## Start Entries supplied

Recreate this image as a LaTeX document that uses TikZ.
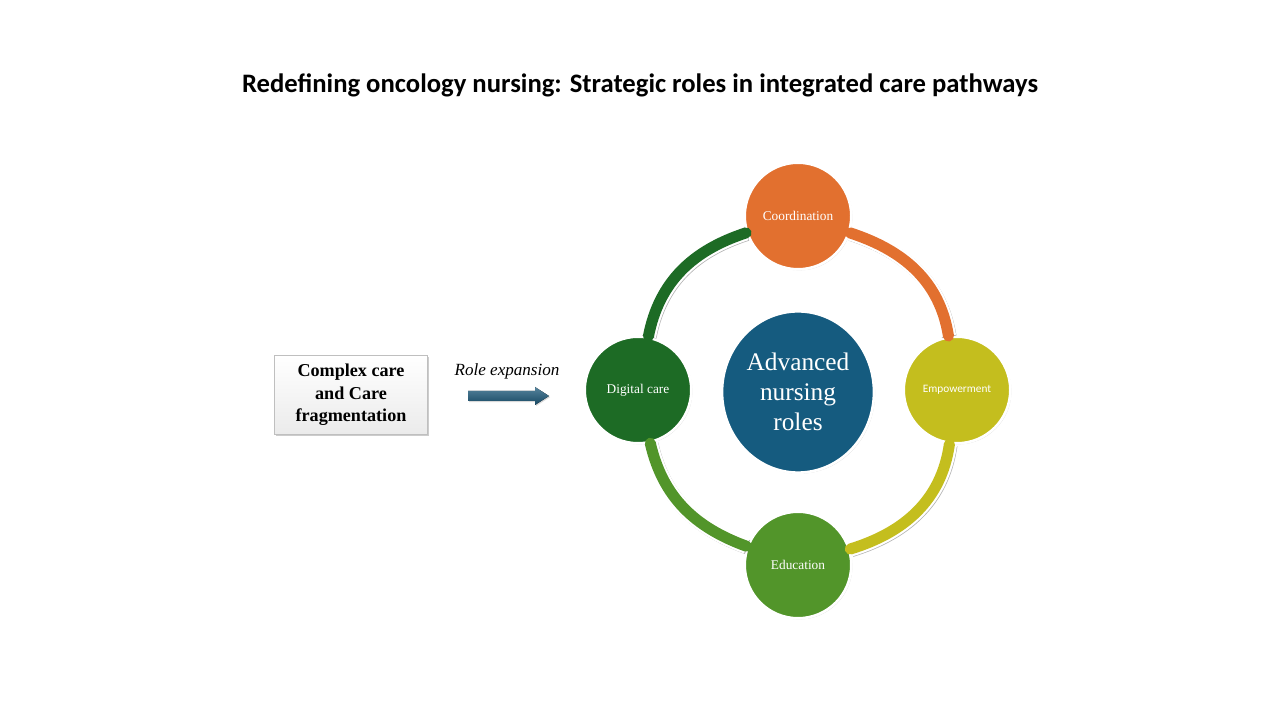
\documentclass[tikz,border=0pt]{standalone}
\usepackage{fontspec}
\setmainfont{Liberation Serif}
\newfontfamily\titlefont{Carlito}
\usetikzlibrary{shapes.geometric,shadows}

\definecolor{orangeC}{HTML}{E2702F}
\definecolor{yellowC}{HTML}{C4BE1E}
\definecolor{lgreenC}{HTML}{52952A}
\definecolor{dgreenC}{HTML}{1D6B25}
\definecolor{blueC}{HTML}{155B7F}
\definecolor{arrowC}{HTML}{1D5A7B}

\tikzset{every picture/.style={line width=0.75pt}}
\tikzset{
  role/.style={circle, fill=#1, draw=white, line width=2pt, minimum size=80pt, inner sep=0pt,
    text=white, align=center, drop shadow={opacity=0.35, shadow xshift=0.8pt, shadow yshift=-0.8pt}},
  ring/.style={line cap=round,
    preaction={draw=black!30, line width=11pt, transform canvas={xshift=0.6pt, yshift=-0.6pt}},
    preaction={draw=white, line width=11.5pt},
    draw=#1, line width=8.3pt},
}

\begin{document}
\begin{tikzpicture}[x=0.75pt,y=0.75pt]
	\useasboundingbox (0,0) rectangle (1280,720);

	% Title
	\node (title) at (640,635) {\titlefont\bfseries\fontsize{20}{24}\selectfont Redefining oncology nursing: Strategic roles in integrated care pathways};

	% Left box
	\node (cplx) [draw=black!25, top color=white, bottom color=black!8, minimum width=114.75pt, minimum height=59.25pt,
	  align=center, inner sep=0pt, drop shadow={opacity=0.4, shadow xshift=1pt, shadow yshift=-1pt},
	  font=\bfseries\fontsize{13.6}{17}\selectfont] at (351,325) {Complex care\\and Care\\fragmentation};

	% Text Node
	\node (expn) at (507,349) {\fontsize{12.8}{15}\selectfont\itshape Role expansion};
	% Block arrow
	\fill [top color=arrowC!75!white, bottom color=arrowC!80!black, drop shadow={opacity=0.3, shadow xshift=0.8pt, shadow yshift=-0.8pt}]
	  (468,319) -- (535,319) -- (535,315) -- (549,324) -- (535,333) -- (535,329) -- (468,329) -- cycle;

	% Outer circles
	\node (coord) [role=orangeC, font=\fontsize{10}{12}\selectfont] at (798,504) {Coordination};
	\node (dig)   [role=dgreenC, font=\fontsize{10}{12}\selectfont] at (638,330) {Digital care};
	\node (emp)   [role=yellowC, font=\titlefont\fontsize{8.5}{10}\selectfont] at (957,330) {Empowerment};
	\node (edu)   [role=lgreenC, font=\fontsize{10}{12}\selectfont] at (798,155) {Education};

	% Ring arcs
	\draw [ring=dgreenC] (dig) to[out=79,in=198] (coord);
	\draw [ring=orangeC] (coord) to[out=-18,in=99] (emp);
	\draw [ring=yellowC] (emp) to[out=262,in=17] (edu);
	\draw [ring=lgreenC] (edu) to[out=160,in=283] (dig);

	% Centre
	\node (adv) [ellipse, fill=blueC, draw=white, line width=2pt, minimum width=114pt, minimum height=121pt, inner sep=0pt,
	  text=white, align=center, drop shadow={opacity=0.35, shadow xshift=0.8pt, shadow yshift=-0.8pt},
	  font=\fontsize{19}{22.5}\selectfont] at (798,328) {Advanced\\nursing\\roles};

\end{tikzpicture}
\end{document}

## End Entries supplied
## Start Entries supplied

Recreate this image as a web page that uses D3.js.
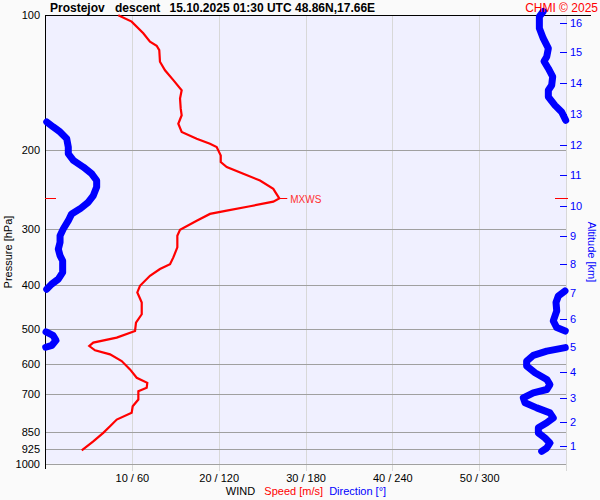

## End Entries supplied

## Exercise task:
Leaving out all pictures, set down exactly the lines of the material above, from the line with "Recreate this image as a LaTeX" to the line with "(title) at (640,635)" inclusive, and no others.

## Output of the task:
Recreate this image as a LaTeX document that uses TikZ.
\documentclass[tikz,border=0pt]{standalone}
\usepackage{fontspec}
\setmainfont{Liberation Serif}
\newfontfamily\titlefont{Carlito}
\usetikzlibrary{shapes.geometric,shadows}

\definecolor{orangeC}{HTML}{E2702F}
\definecolor{yellowC}{HTML}{C4BE1E}
\definecolor{lgreenC}{HTML}{52952A}
\definecolor{dgreenC}{HTML}{1D6B25}
\definecolor{blueC}{HTML}{155B7F}
\definecolor{arrowC}{HTML}{1D5A7B}

\tikzset{every picture/.style={line width=0.75pt}}
\tikzset{
  role/.style={circle, fill=#1, draw=white, line width=2pt, minimum size=80pt, inner sep=0pt,
    text=white, align=center, drop shadow={opacity=0.35, shadow xshift=0.8pt, shadow yshift=-0.8pt}},
  ring/.style={line cap=round,
    preaction={draw=black!30, line width=11pt, transform canvas={xshift=0.6pt, yshift=-0.6pt}},
    preaction={draw=white, line width=11.5pt},
    draw=#1, line width=8.3pt},
}

\begin{document}
\begin{tikzpicture}[x=0.75pt,y=0.75pt]
	\useasboundingbox (0,0) rectangle (1280,720);

	% Title
	\node (title) at (640,635) {\titlefont\bfseries\fontsize{20}{24}\selectfont Redefining oncology nursing: Strategic roles in integrated care pathways};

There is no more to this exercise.